Let me be the first one to call out this gimmick. I get that in a film focused on action, dialogue might not always be important. And if there is one guy who can extract the most out of this concept, it's John Woo, who has the knack to speak through motion. Especially, slow motion. See what I did there? It does make sense to a certain extent for our main character, Brian Godlock (Joel Kinnaman) to be silent. They explain this early on. But they don't explain why everybody else is. One could argue that they are talking, but that Brian is not really open to what they say. He is numb because of the pain he is feeling. His son is dead, and now he wants revenge. No matter what anybody says. I wished the film had addressed this in some way. Instead, you are supposed to accept the gimmick and not be too critical about it. And I wasn't.
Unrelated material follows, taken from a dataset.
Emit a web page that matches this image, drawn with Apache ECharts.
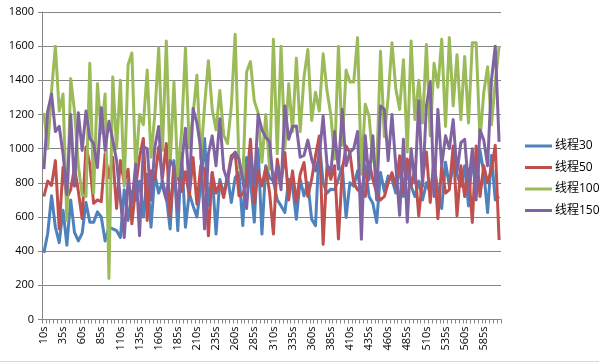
<!DOCTYPE html>
<html><head><meta charset="utf-8">
<script src="https://cdn.jsdelivr.net/npm/echarts@6/dist/echarts.min.js"></script>
<style>html,body{margin:0;padding:0;background:#fff}#c{width:599px;height:362px;box-sizing:border-box;border-bottom:1px solid #d9d9d9}</style>
</head><body><div id="c"></div>
<script>
const categories = [];
for (let s = 10; s <= 605; s += 5) categories.push(s + 's');
const seriesNames = ['线程30', '线程50', '线程100', '线程150'];
const yTicks = { min: 0, max: 1800, interval: 200 };

const t30 = [390,505,725,540,450,640,435,700,510,460,505,685,570,570,630,600,460,540,530,520,
480,760,580,750,700,810,600,850,540,850,740,810,720,530,930,520,970,540,740,665,
600,780,1060,665,860,500,820,733,840,685,830,860,550,948,820,570,1000,500,900,830,
812,700,665,626,821,780,587,821,724,801,587,549,1036,800,740,763,760,820,900,597,
801,780,870,720,900,720,680,568,860,750,840,820,740,900,720,860,780,720,810,700,
800,740,900,760,650,920,780,900,850,780,900,665,960,740,990,860,626,960,700,720];

const t50 = [720,810,785,930,530,890,710,760,890,750,590,1010,910,680,700,690,970,830,950,650,
930,800,880,560,780,950,1060,580,870,820,1010,830,1030,600,890,840,750,865,720,948,
675,900,880,490,860,740,800,714,830,958,977,724,733,800,1055,680,870,782,889,743,
500,938,800,977,700,870,685,850,919,720,820,958,1074,440,900,821,900,471,870,1016,
977,800,760,740,720,920,820,740,700,720,800,860,780,958,740,940,780,880,607,830,
980,685,940,590,900,740,760,1016,607,900,720,880,568,1016,720,900,800,880,1020,465];

const t100 = [1210,1000,1340,1600,1220,1320,580,1410,1220,900,730,720,1500,740,1380,1090,1320,240,1420,1000,
1400,780,1490,1560,870,1200,1140,1460,950,1200,1590,990,1630,900,1390,840,1100,1590,1010,1200,
1430,940,1250,1515,1230,1110,1340,1080,1030,1250,1670,900,820,1450,1510,1280,1210,920,1200,880,
1640,970,1600,1000,1380,1100,1530,1100,1420,1580,1165,1330,1220,1555,1340,1200,940,1600,1020,1460,
1390,1390,1650,850,1260,1190,940,880,1570,1070,1300,1620,1350,1230,1520,980,1630,1170,1400,1150,
1610,1075,1500,1360,1640,1130,1650,1250,1550,1170,1540,1150,1620,1620,1055,1330,1480,1140,1390,1600];

const t150 = [880,1220,1320,1100,1130,970,730,1200,780,1210,990,1220,1060,1030,890,1240,990,1160,1050,930,
700,480,810,680,910,490,1010,1000,700,1010,1130,780,700,930,900,640,910,1120,760,1235,
1150,1000,530,970,1075,900,1175,880,810,935,980,940,820,650,970,780,1200,1110,1065,1040,
800,900,760,1250,1055,1130,1133,950,960,1050,938,870,960,1190,910,860,1100,880,1230,900,
980,1000,1100,470,1075,820,1075,700,1250,1230,930,1200,900,610,1055,570,1000,800,1280,780,
1250,1390,720,1230,900,1075,1000,1170,860,1035,1055,780,1000,700,1110,1050,900,1400,1600,1040];

const values = [t30, t50, t100, t150];
const colors = ['#4F81BD', '#C0504D', '#9BBB59', '#8064A2'];
const font = '"Open Sans", "Noto Sans CJK SC", sans-serif';

const chart = echarts.init(document.getElementById('c'), null, { renderer: 'canvas' });
chart.setOption({
  animation: false,
  backgroundColor: '#fff',
  color: colors,
  grid: { left: 42, top: 12, width: 459, height: 307.5, containLabel: false },
  legend: {
    orient: 'vertical', left: 520, top: 135,
    icon: 'rect', itemWidth: 27, itemHeight: 3, itemGap: 9.5,
    textStyle: { fontSize: 12, color: '#000', fontFamily: font, padding: [0, 0, 0, -2] },
    data: seriesNames
  },
  xAxis: {
    type: 'category', data: categories, boundaryGap: true,
    axisLine: { lineStyle: { color: '#868686', width: 1 } },
    axisTick: { show: true, interval: 0, length: 4, lineStyle: { color: '#868686' } },
    axisLabel: { interval: 4, rotate: 90, fontSize: 11, color: '#000', fontFamily: font, margin: 7 },
    splitLine: { show: false }
  },
  yAxis: {
    type: 'value', min: yTicks.min, max: yTicks.max, interval: yTicks.interval,
    axisLine: { show: true, lineStyle: { color: '#868686', width: 1 } },
    axisTick: { show: true, length: 4, lineStyle: { color: '#868686' } },
    axisLabel: { fontSize: 11, color: '#000', fontFamily: font, margin: 8, formatter: v => String(v) },
    splitLine: { show: true, lineStyle: { color: '#868686', width: 1 } }
  },
  series: seriesNames.map((n, k) => ({
    name: n, type: 'line', data: values[k], symbol: 'none', smooth: false,
    lineStyle: { width: 3, color: colors[k], join: 'round' }, z: 2 + k
  }))
});
</script></body></html>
I had hoped to see John Woo do his thing one more time and sorry to say, it's here where I was let down. The choreography and style of the action was nothing like John Woo has made me before. So what gives? Did John Woo deliberately forsake his style to craft something different? If so, why? This revenge was begging for some old school heroic bloodshed. And, for whatever the reason, the bloodshed is everything but heroic. It's brutal and violent, for sure. But it's not a dance. John Woo has stated that he shot his action sequences like dance scenes. And yes, if you look at his classics, most of the action sequences do flow like big choreographed dance segments. In an article, he explains why he dialled back on his signature style of action. He wanted to let the emotion speak instead of the action. Perhaps John Woo is not remembering the films the way I do, but his best films oozed emotion through the bloodshed. Mark (played by Chow Yun-Fat) expressed so much when he fought the bad guys in A Better Tomorrow. Both Tequila and Alan had to struggle with loyalty and the law when the lines were crossed in Hard Boiled. In A Better Tomorrow II, Lung Si (Dean Shek) came back to his senses after Ken (Chow Yun-Fat) almost gets killed by a couple of mobsters. The melodrama was huge in his films and made the bloodshed have purpose. Yes, it was violent, over the top but beautiful. Realistic action is just nasty and far too overrated. So I certainly don't agree with this path.

That being said, I did like Silent Night. I was all in for Kinnaman's revenge. He himself states that he had to do it. He would not be able to forgive and forget and let the murderers of his son get away. It's as basic as you can get. And once you are in that mindset, nothing is going to put you off. So you better be with him or step out of the way.